Sql-server – Non-Clustered Index key columns to cover a variable where clause

execution-planindexindex-tuningperformancesql server

To whoever reads this, sorry for the long question and thanks so much for your time.

I'm needing some help on understanding what columns should be key/non key in the following situation, and what potential impacts it might have on performance either way.

We're using SQL Server 2008 but must support 2005 and in our application, we have a query which is hit constantly but the where clause changes depending on how the query is hit.

It ALWAYS includes 3 columns in the where (lets call them a1, a2, a3), and varaibly includes some of the others (lets call them v1,v2,v3), and always selects all of the columns.

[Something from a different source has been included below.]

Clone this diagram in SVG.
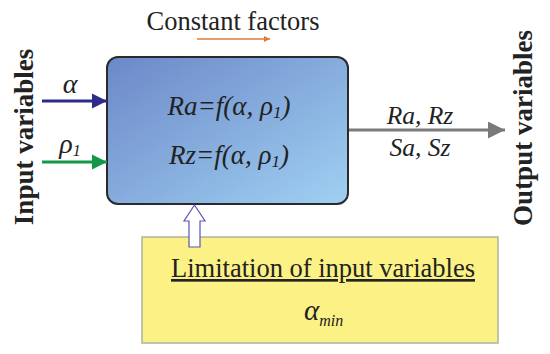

so what we're looking at is a query that always looks like;

select id, a1, a2, a3, v1, v2, v3, data1, data2, data3, table_order
from example_table
where a1 = ?
and a2 = ?
and a3 = ?
...
order by table_order

where sometimes (but not too often) the where clause contains one of or combinations of;

and v1 = ?
and v2 = ?
and v3 = ?

Is there a best practice for this sort of situation? From what I understand about indexing, I should be make a non-clustered index that has key columns for stuff in the where clause and everything else selected as a non key column;

CREATE NONCLUSTERED INDEX
ON example_table(a1, a2, a3, table_order) 
INCLUDE (id, v1, v2, v3, data1, data2, data3)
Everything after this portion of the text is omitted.